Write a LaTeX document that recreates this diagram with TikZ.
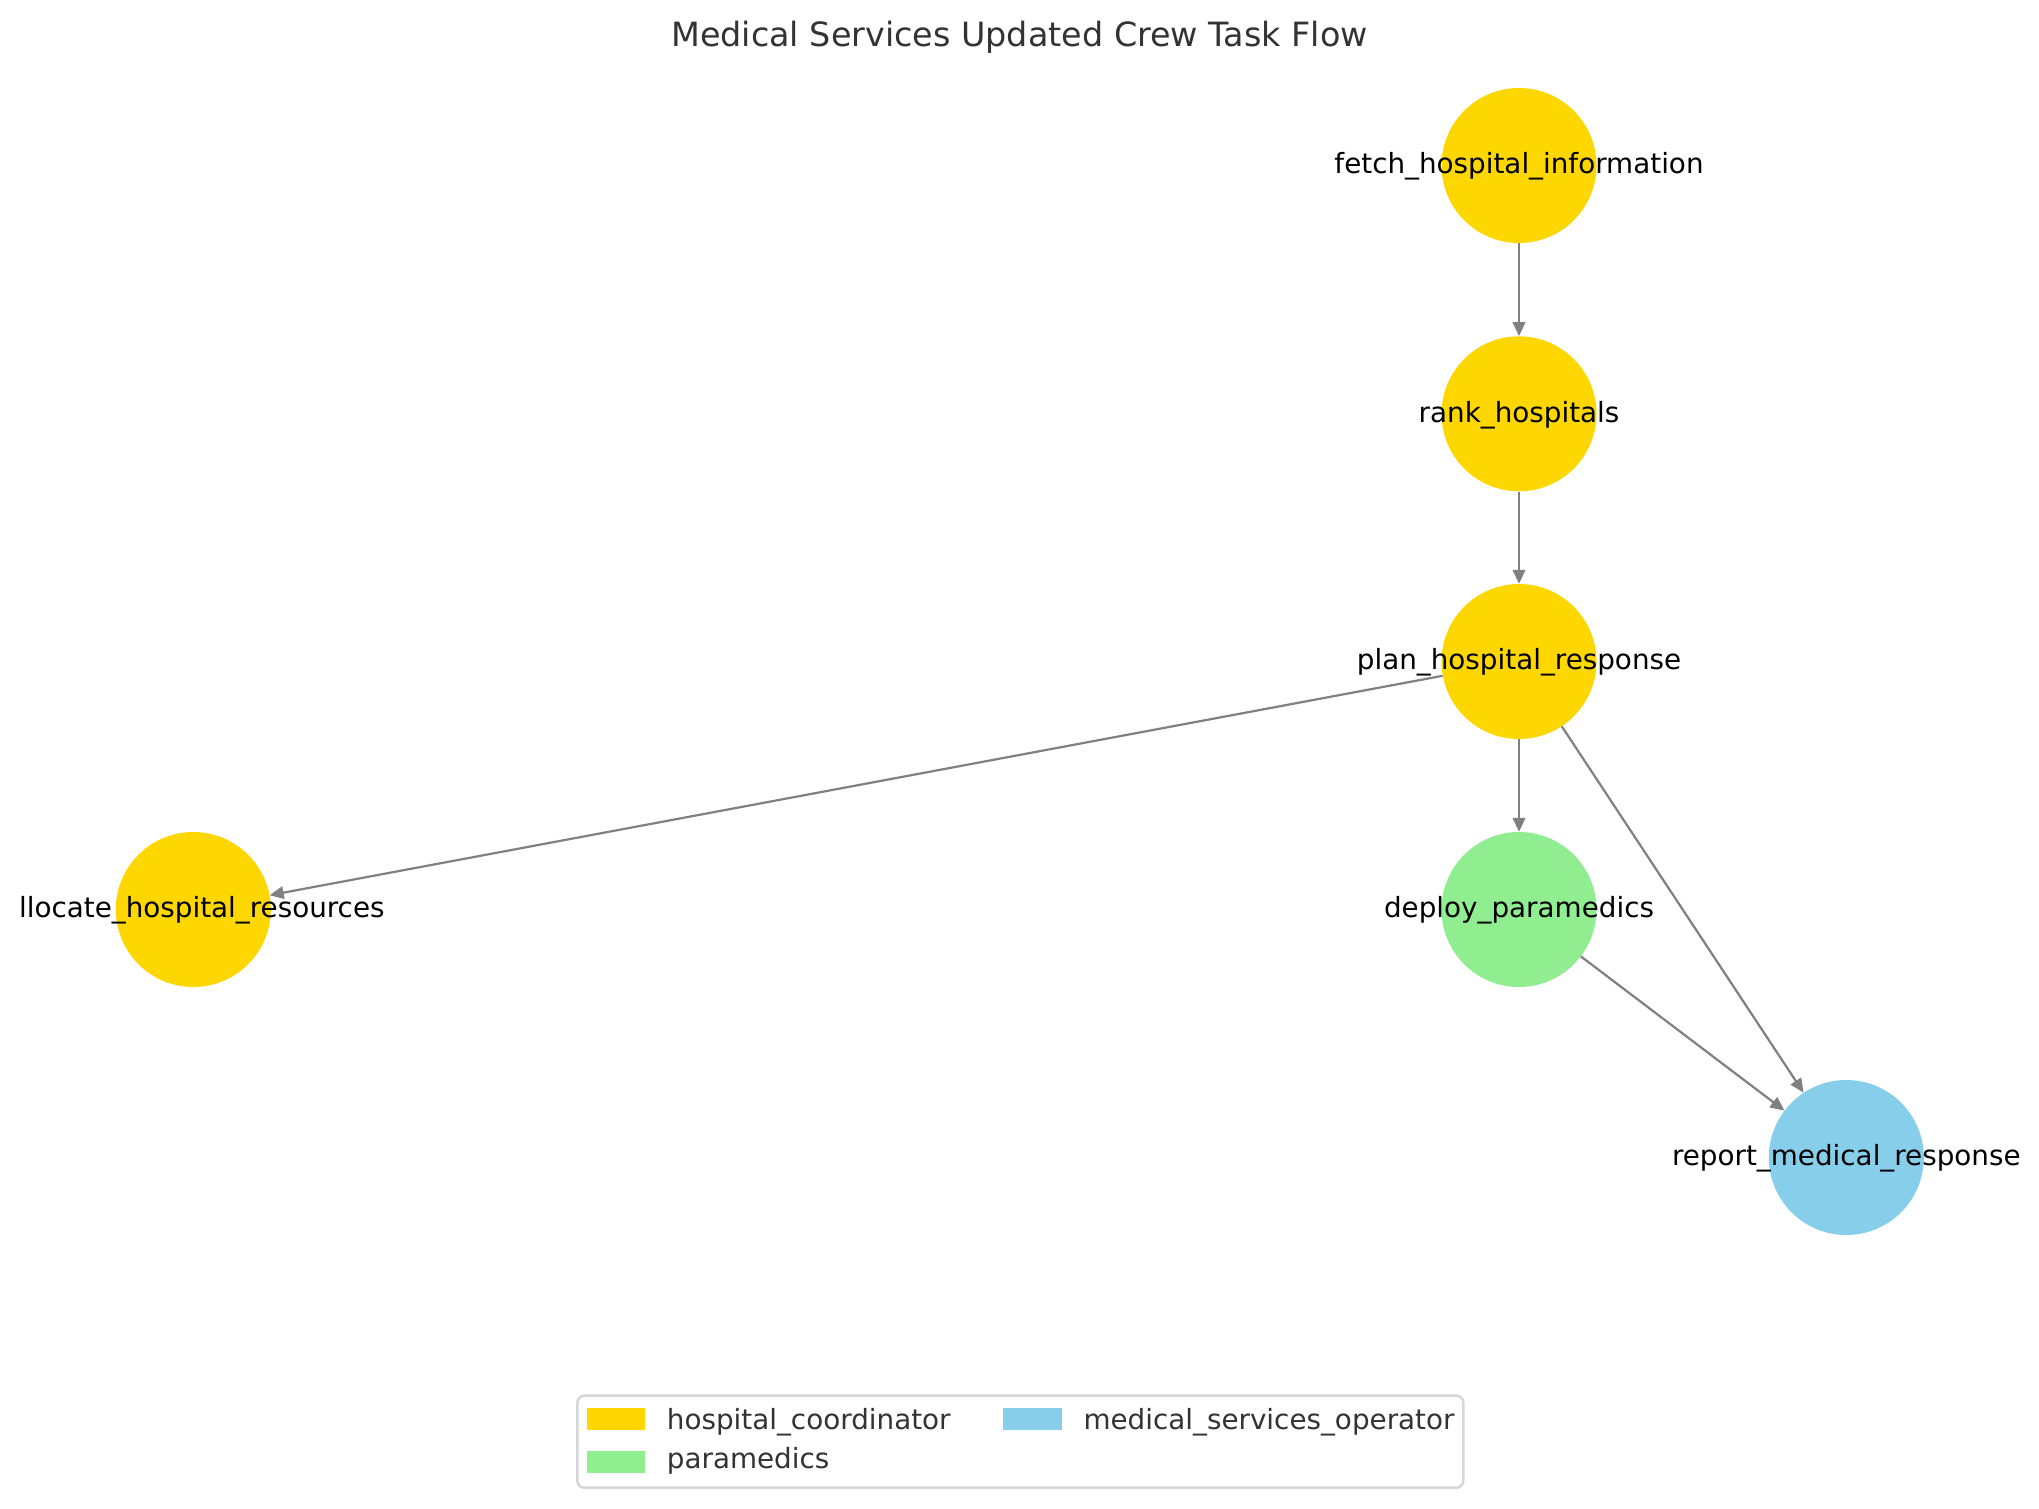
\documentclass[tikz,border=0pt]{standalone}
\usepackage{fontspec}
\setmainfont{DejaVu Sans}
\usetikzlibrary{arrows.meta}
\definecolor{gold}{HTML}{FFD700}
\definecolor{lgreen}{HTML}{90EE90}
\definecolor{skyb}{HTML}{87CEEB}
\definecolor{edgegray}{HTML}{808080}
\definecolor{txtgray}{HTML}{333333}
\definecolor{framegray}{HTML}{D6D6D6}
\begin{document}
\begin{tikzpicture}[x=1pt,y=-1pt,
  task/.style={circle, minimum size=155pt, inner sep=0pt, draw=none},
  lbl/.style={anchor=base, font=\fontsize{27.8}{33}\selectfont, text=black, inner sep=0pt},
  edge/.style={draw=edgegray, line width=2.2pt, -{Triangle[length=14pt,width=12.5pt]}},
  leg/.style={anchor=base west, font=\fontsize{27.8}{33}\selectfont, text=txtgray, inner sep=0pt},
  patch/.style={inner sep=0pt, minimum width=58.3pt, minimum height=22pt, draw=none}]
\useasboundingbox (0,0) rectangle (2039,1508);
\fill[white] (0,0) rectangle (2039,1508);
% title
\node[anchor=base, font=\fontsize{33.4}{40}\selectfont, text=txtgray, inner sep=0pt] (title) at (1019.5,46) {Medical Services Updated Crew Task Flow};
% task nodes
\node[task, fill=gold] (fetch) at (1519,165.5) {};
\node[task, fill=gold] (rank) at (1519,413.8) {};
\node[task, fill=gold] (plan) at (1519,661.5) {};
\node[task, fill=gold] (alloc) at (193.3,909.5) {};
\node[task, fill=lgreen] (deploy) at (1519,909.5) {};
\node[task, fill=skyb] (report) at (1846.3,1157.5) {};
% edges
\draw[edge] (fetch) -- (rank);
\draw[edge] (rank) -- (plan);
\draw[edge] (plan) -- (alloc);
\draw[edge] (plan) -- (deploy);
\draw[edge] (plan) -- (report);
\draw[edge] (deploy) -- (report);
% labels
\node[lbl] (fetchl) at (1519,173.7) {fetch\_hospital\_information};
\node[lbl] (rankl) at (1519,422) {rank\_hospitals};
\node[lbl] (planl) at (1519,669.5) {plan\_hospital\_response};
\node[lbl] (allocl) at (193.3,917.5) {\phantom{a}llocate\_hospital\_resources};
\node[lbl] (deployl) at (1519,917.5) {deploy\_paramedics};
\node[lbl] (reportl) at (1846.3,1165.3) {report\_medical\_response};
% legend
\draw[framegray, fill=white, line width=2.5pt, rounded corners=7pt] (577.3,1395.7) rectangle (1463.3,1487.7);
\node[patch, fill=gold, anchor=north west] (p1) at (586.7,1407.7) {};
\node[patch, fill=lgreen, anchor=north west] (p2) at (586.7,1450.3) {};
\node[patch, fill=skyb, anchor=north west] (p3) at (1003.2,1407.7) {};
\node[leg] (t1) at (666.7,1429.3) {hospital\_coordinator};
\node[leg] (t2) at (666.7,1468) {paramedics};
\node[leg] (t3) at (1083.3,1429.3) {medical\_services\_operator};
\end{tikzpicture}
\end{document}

-=-=-

- _Written task_:
Send back the data above word for word, with the pictures left out.

- _Answer to this exercise_:
Write a LaTeX document that recreates this diagram with TikZ.
\documentclass[tikz,border=0pt]{standalone}
\usepackage{fontspec}
\setmainfont{DejaVu Sans}
\usetikzlibrary{arrows.meta}
\definecolor{gold}{HTML}{FFD700}
\definecolor{lgreen}{HTML}{90EE90}
\definecolor{skyb}{HTML}{87CEEB}
\definecolor{edgegray}{HTML}{808080}
\definecolor{txtgray}{HTML}{333333}
\definecolor{framegray}{HTML}{D6D6D6}
\begin{document}
\begin{tikzpicture}[x=1pt,y=-1pt,
  task/.style={circle, minimum size=155pt, inner sep=0pt, draw=none},
  lbl/.style={anchor=base, font=\fontsize{27.8}{33}\selectfont, text=black, inner sep=0pt},
  edge/.style={draw=edgegray, line width=2.2pt, -{Triangle[length=14pt,width=12.5pt]}},
  leg/.style={anchor=base west, font=\fontsize{27.8}{33}\selectfont, text=txtgray, inner sep=0pt},
  patch/.style={inner sep=0pt, minimum width=58.3pt, minimum height=22pt, draw=none}]
\useasboundingbox (0,0) rectangle (2039,1508);
\fill[white] (0,0) rectangle (2039,1508);
% title
\node[anchor=base, font=\fontsize{33.4}{40}\selectfont, text=txtgray, inner sep=0pt] (title) at (1019.5,46) {Medical Services Updated Crew Task Flow};
% task nodes
\node[task, fill=gold] (fetch) at (1519,165.5) {};
\node[task, fill=gold] (rank) at (1519,413.8) {};
\node[task, fill=gold] (plan) at (1519,661.5) {};
\node[task, fill=gold] (alloc) at (193.3,909.5) {};
\node[task, fill=lgreen] (deploy) at (1519,909.5) {};
\node[task, fill=skyb] (report) at (1846.3,1157.5) {};
% edges
\draw[edge] (fetch) -- (rank);
\draw[edge] (rank) -- (plan);
\draw[edge] (plan) -- (alloc);
\draw[edge] (plan) -- (deploy);
\draw[edge] (plan) -- (report);
\draw[edge] (deploy) -- (report);
% labels
\node[lbl] (fetchl) at (1519,173.7) {fetch\_hospital\_information};
\node[lbl] (rankl) at (1519,422) {rank\_hospitals};
\node[lbl] (planl) at (1519,669.5) {plan\_hospital\_response};
\node[lbl] (allocl) at (193.3,917.5) {\phantom{a}llocate\_hospital\_resources};
\node[lbl] (deployl) at (1519,917.5) {deploy\_paramedics};
\node[lbl] (reportl) at (1846.3,1165.3) {report\_medical\_response};
% legend
\draw[framegray, fill=white, line width=2.5pt, rounded corners=7pt] (577.3,1395.7) rectangle (1463.3,1487.7);
\node[patch, fill=gold, anchor=north west] (p1) at (586.7,1407.7) {};
\node[patch, fill=lgreen, anchor=north west] (p2) at (586.7,1450.3) {};
\node[patch, fill=skyb, anchor=north west] (p3) at (1003.2,1407.7) {};
\node[leg] (t1) at (666.7,1429.3) {hospital\_coordinator};
\node[leg] (t2) at (666.7,1468) {paramedics};
\node[leg] (t3) at (1083.3,1429.3) {medical\_services\_operator};
\end{tikzpicture}
\end{document}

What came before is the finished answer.